Mill owners and farmers are playing the same game, but from opposite sides of the table. While farmers are waiting for the price to harden, mill owners are waiting for it to weaken. And so far mill owners have called the shots—with every passing week, prices of almost all variants of paddy have been falling by about Rs10 a 60kg bag, say farmers.

Even the coarse paddy, which is cheaper, isn’t getting too good a response with Swarna Masuri fetching the farmer Rs450, and Ratna, Rs435, a 60kg bag.

These are at least Rs15-20 less than last year, and indications are that the prices are going to weaken further.

“How is it that the retail price of rice is increasing while our income is decreasing?” asks Abu Sufiyan Laskar, a farmer in Pursurah, who has just sold 100 bags of Swarna Masuri to a mill in Arambagh.

There is no conclusive proof, but economists at Kolkata’s Indian Statistical Institute (ISI) blame intermediaries for this situation. “The export ban theory doesn’t sound credible—very little was exported out of Bengal. I suspect intermediaries are responsible for paddy prices being low,” says Abhirup Sarkar, professor of economics at ISI. His colleague Chiranjib Neogi, too, is of the same view.

The agriculture department of the state government, however, doesn’t seem to be worried at all, though last month an indebted potato farmer in Burdwan district killed himself because he couldn’t recover costs.

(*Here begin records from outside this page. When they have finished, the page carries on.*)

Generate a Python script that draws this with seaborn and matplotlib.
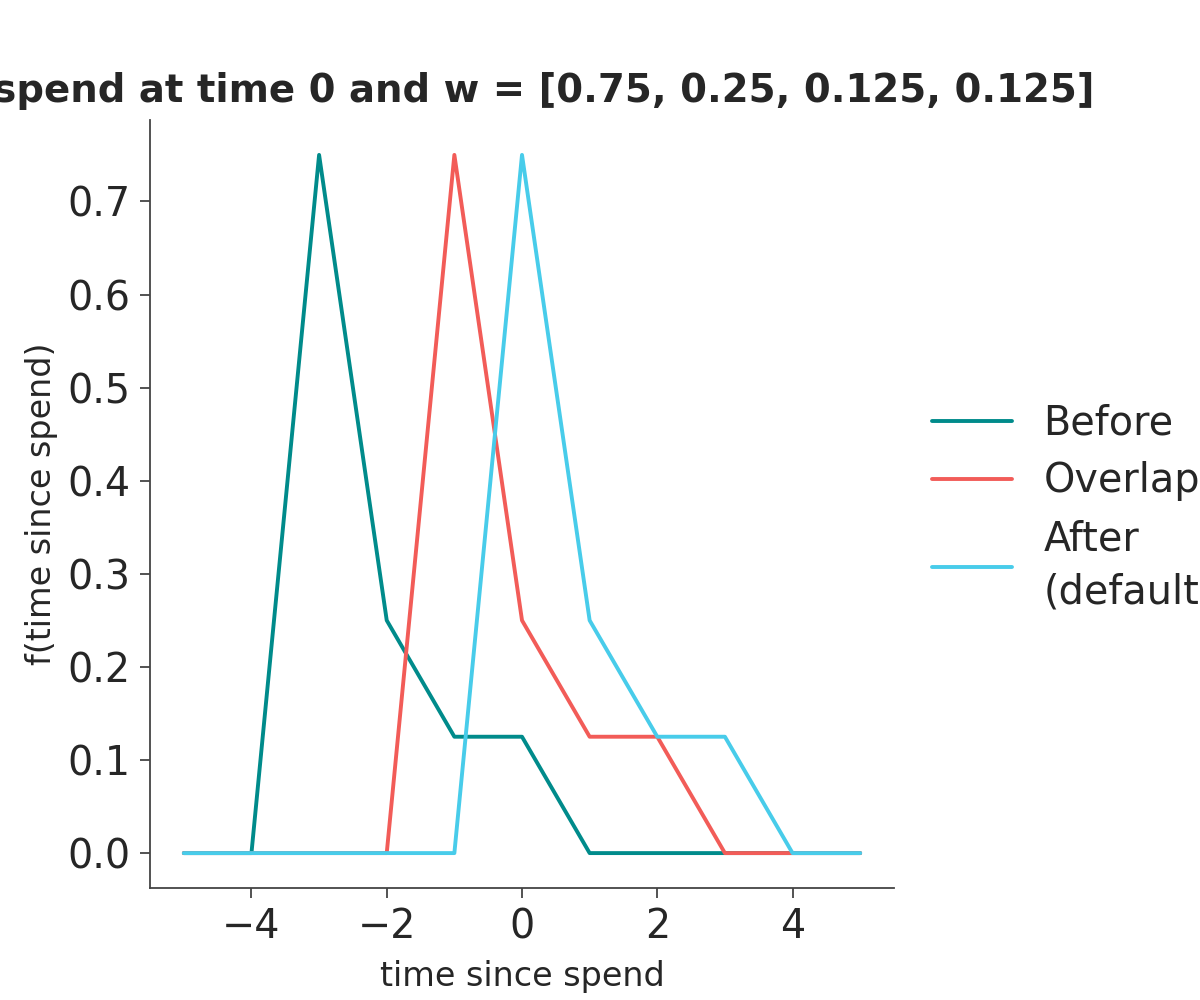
import numpy as np
import pandas as pd
import matplotlib
matplotlib.use("Agg")
import matplotlib.pyplot as plt
import seaborn as sns

time_since_spend = [-5, -4, -3, -2, -1, 0, 1, 2, 3, 4, 5]
before = [0, 0, 0.75, 0.25, 0.125, 0.125, 0, 0, 0, 0, 0]
overlap = [0, 0, 0, 0, 0.75, 0.25, 0.125, 0.125, 0, 0, 0]
after = [0, 0, 0, 0, 0, 0.75, 0.25, 0.125, 0.125, 0, 0]
series_names = ["Before", "Overlap", "After\n(default)"]
colors = ["#008B8B", "#F25C58", "#48CCEA"]
title = "A spend at time 0 and w = [0.75, 0.25, 0.125, 0.125]"

df = pd.DataFrame({
    "time since spend": time_since_spend * 3,
    "f(time since spend)": before + overlap + after,
    "kind": sum([[n] * len(time_since_spend) for n in series_names], []),
})

sns.set_theme(style="ticks")
plt.rcParams["font.family"] = ["DejaVu Sans"]

fig = plt.figure(figsize=(12, 10), dpi=100)
ax = fig.add_axes([0.125, 0.112, 0.62, 0.768])
sns.lineplot(data=df, x="time since spend", y="f(time since spend)", hue="kind",
             palette=colors, linewidth=2.8, ax=ax, legend=True)
sns.despine(ax=ax)

ax.set_yticks(np.arange(0, 0.71, 0.1))
ax.set_xticks([-4, -2, 0, 2, 4])
ax.tick_params(labelsize=28.5, length=7, width=1.3, pad=7, color="#444444")
for s in ax.spines.values():
    s.set_color("#444444")
    s.set_linewidth(1.3)
ax.set_xlabel("time since spend", fontsize=24, labelpad=9)
ax.set_ylabel("f(time since spend)", fontsize=24, labelpad=7)
ax.set_title(title, fontsize=27.8, fontweight="bold", pad=13)

handles, labels = ax.get_legend_handles_labels()
ax.get_legend().remove()
leg = fig.legend(handles, labels, loc="center left", bbox_to_anchor=(0.747, 0.492),
                 frameon=False, fontsize=28.6, handlelength=2, labelspacing=0.45)
for t in leg.get_texts():
    t.set_linespacing(1.42)

fig.savefig("out.png", dpi=100)
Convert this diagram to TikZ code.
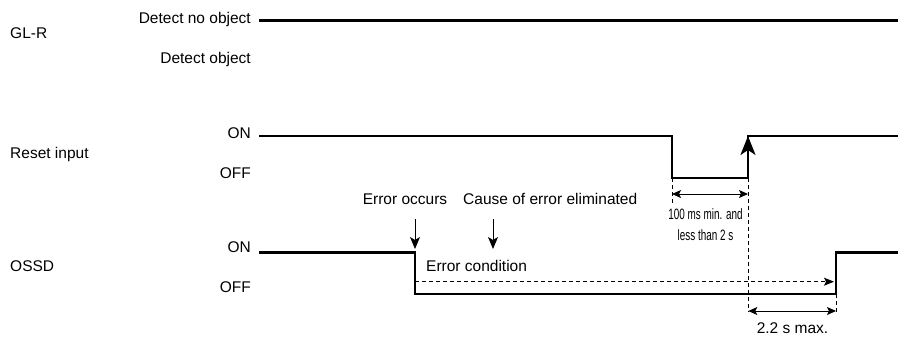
\documentclass[tikz,border=0pt]{standalone}
\usepackage{fontspec}
\setmainfont{Liberation Sans}
\newfontfamily\narrowfont[FakeStretch=0.66]{Liberation Sans}
\usetikzlibrary{arrows.meta}
\begin{document}
\begin{tikzpicture}[x=1pt,y=-1pt,
  lbl/.style={inner sep=0pt,font=\fontsize{15.5}{18}\selectfont},
  small/.style={inner sep=0pt,font=\narrowfont\fontsize{15}{18}\selectfont},
  sig/.style={line width=2.2pt,line join=miter},
  guide/.style={line width=0.8pt,dash pattern=on 4pt off 3pt},
  pointer/.style={line width=1pt,-{Stealth[length=12pt,width=10pt,inset=3pt]}},
  span/.style={line width=1pt,{Stealth[length=9pt,width=8pt,inset=2pt]}-{Stealth[length=9pt,width=8pt,inset=2pt]}}
]
\useasboundingbox (0,0) rectangle (898,338);

% signal labels
\node[lbl,anchor=base west] (glr) at (10,38.5) {GL-R};
\node[lbl,anchor=base east] (dno) at (251,23.3) {Detect no object};
\node[lbl,anchor=base east] (dob) at (251,63.3) {Detect object};
\node[lbl,anchor=base west] (rst) at (10,158) {Reset input};
\node[lbl,anchor=base east] (ron) at (251,138.3) {ON};
\node[lbl,anchor=base east] (roff) at (251,178.3) {OFF};
\node[lbl,anchor=base west] (ossd) at (10,271.7) {OSSD};
\node[lbl,anchor=base east] (oon) at (251,252.7) {ON};
\node[lbl,anchor=base east] (ooff) at (251,292.7) {OFF};

% coordinates
\coordinate (g0) at (259,20.5);
\coordinate (g1) at (898,20.5);
\coordinate (r0) at (259,136);
\coordinate (r1) at (672,136);
\coordinate (r2) at (672,178);
\coordinate (r3) at (748,178);
\coordinate (r4) at (748,136);
\coordinate (r5) at (898,136);
\coordinate (o0) at (259,252.5);
\coordinate (o1) at (415,252.5);
\coordinate (o2) at (415,294);
\coordinate (o3) at (836,294);
\coordinate (o4) at (836,252.5);
\coordinate (o5) at (898,252.5);

% signals
\draw[sig] (g0) -- (g1);
\draw[sig] (r0) -- (r1) -- (r2) -- (r3) -- (r4) -- (r5);
\draw[sig] (o0) -- (o1) -- (o2) -- (o3) -- (o4) -- (o5);
\draw[line width=2.2pt,-{Stealth[length=19pt,width=15pt,inset=5pt]}] (748,165) -- (r4);

% events
\node[lbl,anchor=base] (err) at (405,204) {Error occurs};
\node[lbl,anchor=base west] (cause) at (463,204) {Cause of error eliminated};
\coordinate (ea0) at (415,219);
\coordinate (ea1) at (415,249);
\coordinate (ca0) at (493,219);
\coordinate (ca1) at (493,249);
\draw[pointer] (ea0) -- (ea1);
\draw[pointer] (ca0) -- (ca1);
\node[lbl,anchor=base west] (econd) at (426,271.7) {Error condition};

% error condition dashed arrow
\coordinate (d0) at (415,281.7);
\coordinate (d1) at (834,281.7);
\draw[guide,-{Stealth[length=10pt,width=8pt,inset=2pt]}] (d0) -- (d1);

% reset timing
\coordinate (v1) at (672,205);
\coordinate (v2) at (748,312);
\draw[guide] (r2) -- (v1);
\draw[guide] (r3) -- (v2);
\draw[span] (672,194) -- (748,194);
\node[small,anchor=base] (t1) at (705.5,219) {100 ms min. and};
\node[small,anchor=base] (t2) at (705.5,240.7) {less than 2 s};

% OSSD timing
\coordinate (v3) at (836,313);
\draw[guide] (o3) -- (v3);
\draw[span] (748.3,311) -- (836,311);
\node[lbl,anchor=base] (t3) at (792.5,333.5) {2.2 s max.};
\end{tikzpicture}
\end{document}
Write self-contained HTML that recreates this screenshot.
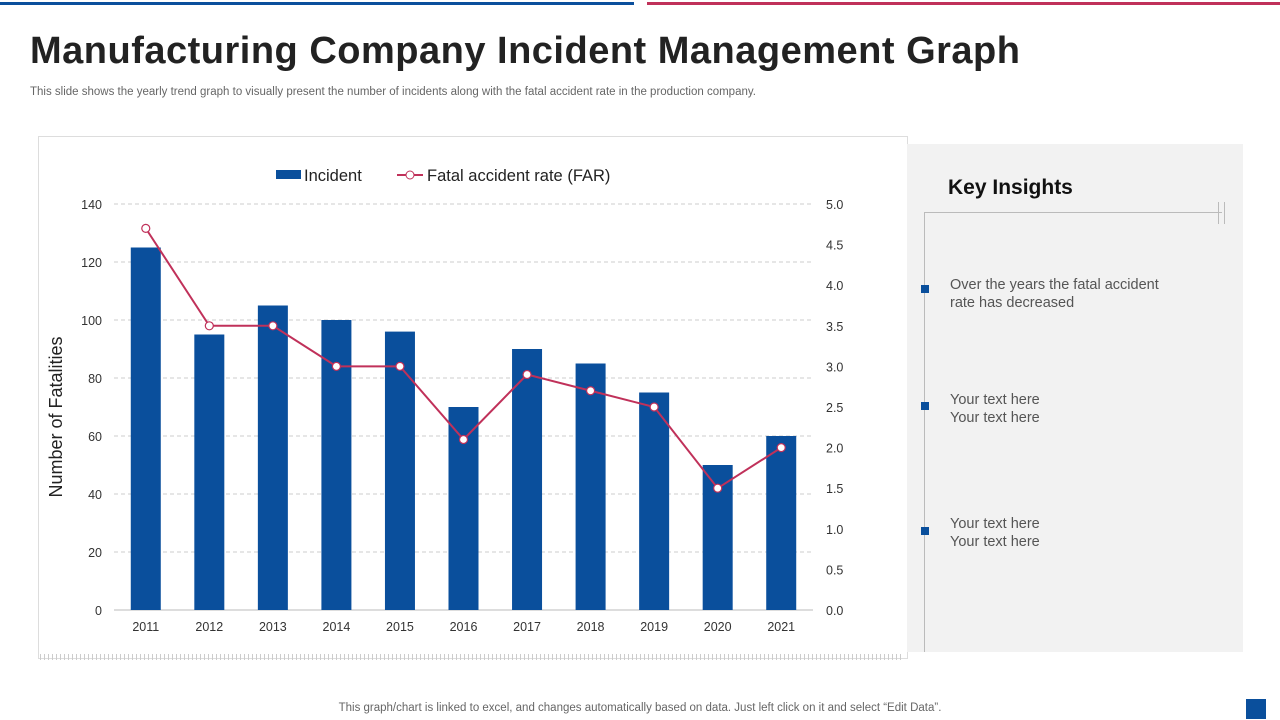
<!DOCTYPE html>
<html><head><meta charset="utf-8"><style>
body{margin:0;width:1280px;height:720px;position:relative;background:#fff;font-family:"Liberation Sans",sans-serif;overflow:hidden}
.abs{position:absolute}
</style></head><body>
<div class="abs" style="left:0;top:2px;width:634px;height:3px;background:#0a4f9c"></div>
<div class="abs" style="left:647px;top:2px;width:633px;height:3px;background:#c0315a"></div>
<div class="abs" style="left:30px;top:30px;font-size:38px;font-weight:bold;color:#222;letter-spacing:0.5px">Manufacturing Company Incident Management Graph</div>
<div class="abs" style="left:30px;top:86px;font-size:11.5px;color:#666">This slide shows the yearly trend graph to visually present the number of incidents along with the fatal accident rate in the production company.</div>
<div class="abs" style="left:38px;top:136px;width:868px;height:521px;border:1px solid #ddd"></div>
<div class="abs" style="left:40px;top:654px;width:864px;height:6px;background:repeating-linear-gradient(90deg,#ccc 0 1px,transparent 1px 4px)"></div>
<svg class="abs" style="left:0;top:0" width="1280" height="720">
<g id="g"></g>
</svg>
<div class="abs" style="left:907px;top:144px;width:336px;height:508px;background:#f2f2f2"></div>
<div class="abs" style="left:948px;top:176px;font-size:21px;font-weight:bold;color:#111">Key Insights</div>
<div class="abs" style="left:924px;top:212px;width:298px;height:1px;background:#bbb"></div>
<div class="abs" style="left:1218px;top:202px;width:1px;height:22px;background:#bbb"></div>
<div class="abs" style="left:1224px;top:202px;width:1px;height:22px;background:#bbb"></div>
<div class="abs" style="left:924px;top:212px;width:1px;height:440px;background:#bbb"></div>
<div class="abs" style="left:921px;top:285px;width:8px;height:8px;background:#0a4f9c"></div>
<div class="abs" style="left:950px;top:276px;font-size:14.5px;color:#555;line-height:18px">Over the years the fatal accident<br>rate has decreased</div>
<div class="abs" style="left:921px;top:402px;width:8px;height:8px;background:#0a4f9c"></div>
<div class="abs" style="left:950px;top:391px;font-size:14.5px;color:#555;line-height:18px">Your text here<br>Your text here</div>
<div class="abs" style="left:921px;top:527px;width:8px;height:8px;background:#0a4f9c"></div>
<div class="abs" style="left:950px;top:515px;font-size:14.5px;color:#555;line-height:18px">Your text here<br>Your text here</div>
<div class="abs" style="left:0;width:1280px;text-align:center;top:702px;font-size:11.5px;color:#666">This graph/chart is linked to excel, and changes automatically based on data. Just left click on it and select “Edit Data”.</div>
<div class="abs" style="left:1246px;top:699px;width:20px;height:20px;background:#0a4f9c"></div>
<script>
const years=["2011","2012","2013","2014","2015","2016","2017","2018","2019","2020","2021"];
const incidents=[125,95,105,100,96,70,90,85,75,50,60];
const far=[4.7,3.5,3.5,3.0,3.0,2.1,2.9,2.7,2.5,1.5,2.0];
const leftTicks=[0,20,40,60,80,100,120,140];
const rightTicks=["0.0","0.5","1.0","1.5","2.0","2.5","3.0","3.5","4.0","4.5","5.0"];
const X0=114,X1=813,Y0=610,Y1=204,LMAX=140,RMAX=5;
const slot=(X1-X0)/years.length;
const xc=i=>X0+slot*(i+0.5);
const yl=v=>Y0-(Y0-Y1)*v/LMAX;
const yr=v=>Y0-(Y0-Y1)*v/RMAX;
const g=document.getElementById('g');const NS='http://www.w3.org/2000/svg';
function mk(t,a,txt){const e=document.createElementNS(NS,t);for(const k in a)e.setAttribute(k,a[k]);if(txt!=null)e.textContent=txt;g.appendChild(e);return e;}
leftTicks.forEach(v=>{
 if(v>0){const l=mk('line',{x1:X0,x2:X1,y1:yl(v),y2:yl(v),stroke:'#ccc','stroke-dasharray':'4,3'});
 
 }
 const t=mk('text',{x:102,y:yl(v)+5,'text-anchor':'end','font-size':12.5,fill:'#333','font-family':'Liberation Sans'},v);
 
 
});
rightTicks.forEach(s=>{
 const t=mk('text',{x:826,y:yr(parseFloat(s))+5,'font-size':12.5,fill:'#333','font-family':'Liberation Sans'},s);
 
 
});
const ax=mk('line',{x1:X0,x2:X1,y1:Y0,y2:Y0,stroke:'#bbb'});


years.forEach((y,i)=>{
 const b=mk('rect',{x:xc(i)-15,y:yl(incidents[i]),width:30,height:Y0-yl(incidents[i]),fill:'#0a4f9c'});
 
 
 const t=mk('text',{x:xc(i),y:631,'text-anchor':'middle','font-size':12.5,fill:'#333','font-family':'Liberation Sans'},y);
 
 
});
const pl=mk('polyline',{points:far.map((v,i)=>xc(i)+','+yr(v)).join(' '),fill:'none',stroke:'#c0315a','stroke-width':2});


far.forEach((v,i)=>{
 const c=mk('circle',{cx:xc(i),cy:yr(v),r:4,fill:'#fff',stroke:'#c0315a','stroke-width':1.2});
 
 
});
const yt=mk('text',{x:0,y:0,transform:'translate(62,417) rotate(-90)','text-anchor':'middle','font-size':18,fill:'#222','font-family':'Liberation Sans'},'Number of Fatalities');


const lr=mk('rect',{x:276,y:170,width:25,height:9,fill:'#0a4f9c'});


const lt=mk('text',{x:304,y:181,'font-size':16.5,fill:'#222','font-family':'Liberation Sans'},'Incident');


const ll=mk('line',{x1:397,x2:423,y1:175,y2:175,stroke:'#c0315a','stroke-width':2});


const lc=mk('circle',{cx:410,cy:175,r:4,fill:'#fff',stroke:'#c0315a'});


const lt2=mk('text',{x:427,y:181,'font-size':16.5,fill:'#222','font-family':'Liberation Sans'},'Fatal accident rate (FAR)');


</script>
</body></html>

West Bengal agriculture minister Naren De, who represents the Forward Bloc party in the state government led by the Communist Party of India (Marxist), or CPM, said he wasn’t aware of the fall in paddy prices, and hence couldn’t comment on it.

His party colleague Naren Chatterjee, who heads the state’s agricultural marketing board, said: “We can’t do a thing in this state. So, what is the point of even pondering over these problems? The government does what only the chief minister wants. So why don’t you ask him what farmers or the government should be doing in this situation?”

Lately, the Forward Bloc party, which has traditionally controlled the state’s agriculture department, has been bickering with the CPM over a range of issues including allowing private players in large format retail.